Exercise details
Copy the material that follows word for word and omit its pictures.

Dataset section
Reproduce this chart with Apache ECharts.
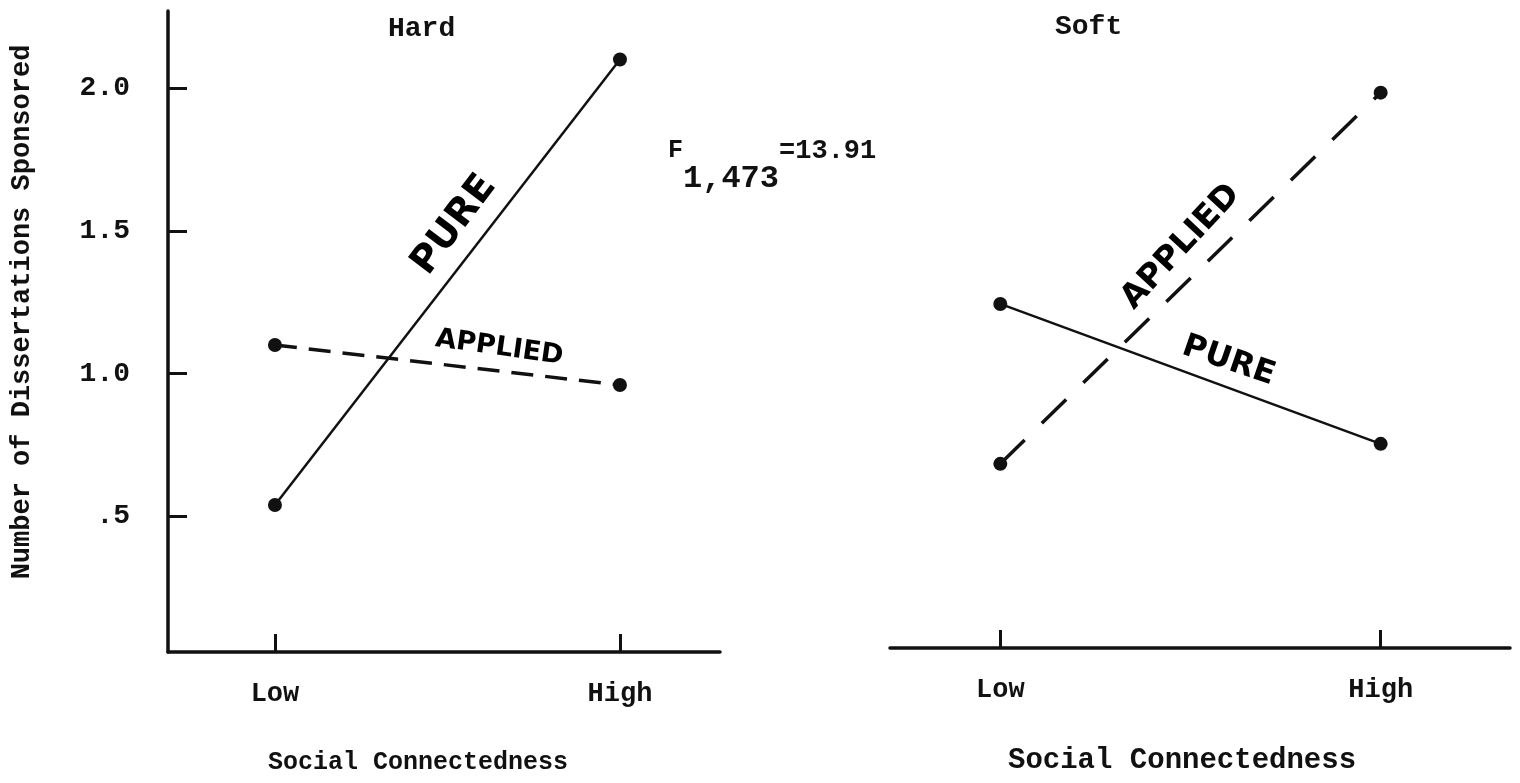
<!DOCTYPE html>
<html>
<head>
<meta charset="utf-8">
<script src="https://cdn.jsdelivr.net/npm/echarts@6/dist/echarts.min.js"></script>
<style>
  html, body { margin: 0; background: #fff; }
  #chart { width: 1520px; height: 783px; }
</style>
</head>
<body>
<div id="chart"></div>
<script>
const levels = ['Low', 'High'];
const yTicks = [0.5, 1.0, 1.5, 2.0];
const hardPure = [0.54, 2.1];
const hardApplied = [1.1, 0.96];
const softPure = [1.23, 0.74];
const softApplied = [0.67, 1.97];
const panels = ['Hard', 'Soft'];
const xTitle = 'Social Connectedness';
const yTitle = 'Number of Dissertations Sponsored';

const mono = 'Liberation Mono';
const hand = 'DejaVu Sans';
const ink = '#111';

const toPoints = (vals) => levels.map((_, i) => [i, vals[i]]);

// hand-lettered line labels, placed in data space of each panel
const note = (text, x, y, rotate, size) => ({
    value: [x, y],
    label: { formatter: text, rotate: rotate, fontSize: size }
});

const chart = echarts.init(document.getElementById('chart'));

const xAxisBase = {
    type: 'value',
    axisLine: { onZero: false, lineStyle: { color: ink, width: 3.5 } },
    axisTick: { inside: true, length: 18, customValues: [0, 1], lineStyle: { color: ink, width: 3 } },
    axisLabel: {
        customValues: [0, 1],
        formatter: (v) => levels[Math.round(v)],
        color: ink, fontFamily: mono, fontWeight: 'bold', fontSize: 27, margin: 29
    },
    splitLine: { show: false }
};

const yAxisBase = {
    type: 'value',
    min: 0.025,
    max: 2.27,
    splitLine: { show: false }
};

const lineSeries = (xi, data, dash) => ({
    type: 'line',
    xAxisIndex: xi,
    yAxisIndex: xi,
    data: toPoints(data),
    symbol: 'circle',
    symbolSize: 14,
    silent: true,
    itemStyle: { color: ink },
    lineStyle: { color: ink, width: dash ? 3.5 : 2.5, type: dash || 'solid' }
});

const noteSeries = (xi, items) => ({
    type: 'scatter',
    xAxisIndex: xi,
    yAxisIndex: xi,
    symbolSize: 0,
    silent: true,
    itemStyle: { opacity: 1 },
    label: { show: true, position: 'inside', color: '#000', fontFamily: hand, fontWeight: 'bold', textBorderWidth: 0 },
    data: items
});

const option = {
    backgroundColor: '#fff',
    animation: false,
    grid: [
        { left: 168, width: 552, top: 11, height: 641 },
        { left: 890, width: 620, top: 7, height: 641 }
    ],
    xAxis: [
        Object.assign({}, xAxisBase, { gridIndex: 0, min: -0.31, max: 1.29 }),
        Object.assign({}, xAxisBase, { gridIndex: 1, min: -0.29, max: 1.34 })
    ],
    yAxis: [
        Object.assign({}, yAxisBase, {
            gridIndex: 0,
            axisLine: { show: true, onZero: false, lineStyle: { color: ink, width: 3.5 } },
            axisTick: { inside: true, length: 19, customValues: yTicks, lineStyle: { color: ink, width: 3 } },
            axisLabel: {
                customValues: yTicks,
                formatter: (v) => (v < 1 ? String(v).replace(/^0/, '') : v.toFixed(1)),
                color: ink, fontFamily: mono, fontWeight: 'bold', fontSize: 28, margin: 38
            }
        }),
        Object.assign({}, yAxisBase, { gridIndex: 1, show: false })
    ],
    graphic: [
        { type: 'text', left: 388, top: 15, style: { text: panels[0], font: `bold 28px "${mono}"`, fill: ink } },
        { type: 'text', left: 1055, top: 13, style: { text: panels[1], font: `bold 28px "${mono}"`, fill: ink } },
        {
            type: 'text', left: 268, top: 750,
            style: { text: xTitle, font: `bold 25px "${mono}"`, fill: ink }
        },
        {
            type: 'text', left: 1008, top: 746,
            style: { text: xTitle, font: `bold 29px "${mono}"`, fill: ink }
        },
        {
            type: 'text', x: 22, y: 312, rotation: Math.PI / 2,
            style: { text: yTitle, font: `bold 27px "${mono}"`, fill: ink, align: 'center', verticalAlign: 'middle' }
        },
        {
            type: 'text', left: 668, top: 138,
            style: {
                text: '{f|F}{s|1,473}{v|=13.91}',
                rich: {
                    f: { font: `bold 25px "${mono}"`, fill: ink, verticalAlign: 'top' },
                    s: { font: `bold 32px "${mono}"`, fill: ink, padding: [25, 0, 0, 0] },
                    v: { font: `bold 27px "${mono}"`, fill: ink, verticalAlign: 'top' }
                }
            }
        }
    ],
    series: [
        lineSeries(0, hardPure),
        lineSeries(0, hardApplied, [22, 12]),
        lineSeries(1, softPure),
        lineSeries(1, softApplied, [34, 24]),
        noteSeries(0, [
            note('PURE', 0.52, 1.52, 53, 38),
            note('APPLIED', 0.65, 1.09, -8, 27)
        ]),
        noteSeries(1, [
            note('APPLIED', 0.475, 1.43, 47, 33),
            note('PURE', 0.6, 1.03, -19, 32)
        ])
    ]
};

chart.setOption(option);
</script>
</body>
</html>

Worked solution
Reproduce this chart with Apache ECharts.
<!DOCTYPE html>
<html>
<head>
<meta charset="utf-8">
<script src="https://cdn.jsdelivr.net/npm/echarts@6/dist/echarts.min.js"></script>
<style>
  html, body { margin: 0; background: #fff; }
  #chart { width: 1520px; height: 783px; }
</style>
</head>
<body>
<div id="chart"></div>
<script>
const levels = ['Low', 'High'];
const yTicks = [0.5, 1.0, 1.5, 2.0];
const hardPure = [0.54, 2.1];
const hardApplied = [1.1, 0.96];
const softPure = [1.23, 0.74];
const softApplied = [0.67, 1.97];
const panels = ['Hard', 'Soft'];
const xTitle = 'Social Connectedness';
const yTitle = 'Number of Dissertations Sponsored';

const mono = 'Liberation Mono';
const hand = 'DejaVu Sans';
const ink = '#111';

const toPoints = (vals) => levels.map((_, i) => [i, vals[i]]);

// hand-lettered line labels, placed in data space of each panel
const note = (text, x, y, rotate, size) => ({
    value: [x, y],
    label: { formatter: text, rotate: rotate, fontSize: size }
});

const chart = echarts.init(document.getElementById('chart'));

const xAxisBase = {
    type: 'value',
    axisLine: { onZero: false, lineStyle: { color: ink, width: 3.5 } },
    axisTick: { inside: true, length: 18, customValues: [0, 1], lineStyle: { color: ink, width: 3 } },
    axisLabel: {
        customValues: [0, 1],
        formatter: (v) => levels[Math.round(v)],
        color: ink, fontFamily: mono, fontWeight: 'bold', fontSize: 27, margin: 29
    },
    splitLine: { show: false }
};

const yAxisBase = {
    type: 'value',
    min: 0.025,
    max: 2.27,
    splitLine: { show: false }
};

const lineSeries = (xi, data, dash) => ({
    type: 'line',
    xAxisIndex: xi,
    yAxisIndex: xi,
    data: toPoints(data),
    symbol: 'circle',
    symbolSize: 14,
    silent: true,
    itemStyle: { color: ink },
    lineStyle: { color: ink, width: dash ? 3.5 : 2.5, type: dash || 'solid' }
});

const noteSeries = (xi, items) => ({
    type: 'scatter',
    xAxisIndex: xi,
    yAxisIndex: xi,
    symbolSize: 0,
    silent: true,
    itemStyle: { opacity: 1 },
    label: { show: true, position: 'inside', color: '#000', fontFamily: hand, fontWeight: 'bold', textBorderWidth: 0 },
    data: items
});

const option = {
    backgroundColor: '#fff',
    animation: false,
    grid: [
        { left: 168, width: 552, top: 11, height: 641 },
        { left: 890, width: 620, top: 7, height: 641 }
    ],
    xAxis: [
        Object.assign({}, xAxisBase, { gridIndex: 0, min: -0.31, max: 1.29 }),
        Object.assign({}, xAxisBase, { gridIndex: 1, min: -0.29, max: 1.34 })
    ],
    yAxis: [
        Object.assign({}, yAxisBase, {
            gridIndex: 0,
            axisLine: { show: true, onZero: false, lineStyle: { color: ink, width: 3.5 } },
            axisTick: { inside: true, length: 19, customValues: yTicks, lineStyle: { color: ink, width: 3 } },
            axisLabel: {
                customValues: yTicks,
                formatter: (v) => (v < 1 ? String(v).replace(/^0/, '') : v.toFixed(1)),
                color: ink, fontFamily: mono, fontWeight: 'bold', fontSize: 28, margin: 38
            }
        }),
        Object.assign({}, yAxisBase, { gridIndex: 1, show: false })
    ],
    graphic: [
        { type: 'text', left: 388, top: 15, style: { text: panels[0], font: `bold 28px "${mono}"`, fill: ink } },
        { type: 'text', left: 1055, top: 13, style: { text: panels[1], font: `bold 28px "${mono}"`, fill: ink } },
        {
            type: 'text', left: 268, top: 750,
            style: { text: xTitle, font: `bold 25px "${mono}"`, fill: ink }
        },
        {
            type: 'text', left: 1008, top: 746,
            style: { text: xTitle, font: `bold 29px "${mono}"`, fill: ink }
        },
        {
            type: 'text', x: 22, y: 312, rotation: Math.PI / 2,
            style: { text: yTitle, font: `bold 27px "${mono}"`, fill: ink, align: 'center', verticalAlign: 'middle' }
        },
        {
            type: 'text', left: 668, top: 138,
            style: {
                text: '{f|F}{s|1,473}{v|=13.91}',
                rich: {
                    f: { font: `bold 25px "${mono}"`, fill: ink, verticalAlign: 'top' },
                    s: { font: `bold 32px "${mono}"`, fill: ink, padding: [25, 0, 0, 0] },
                    v: { font: `bold 27px "${mono}"`, fill: ink, verticalAlign: 'top' }
                }
            }
        }
    ],
    series: [
        lineSeries(0, hardPure),
        lineSeries(0, hardApplied, [22, 12]),
        lineSeries(1, softPure),
        lineSeries(1, softApplied, [34, 24]),
        noteSeries(0, [
            note('PURE', 0.52, 1.52, 53, 38),
            note('APPLIED', 0.65, 1.09, -8, 27)
        ]),
        noteSeries(1, [
            note('APPLIED', 0.475, 1.43, 47, 33),
            note('PURE', 0.6, 1.03, -19, 32)
        ])
    ]
};

chart.setOption(option);
</script>
</body>
</html>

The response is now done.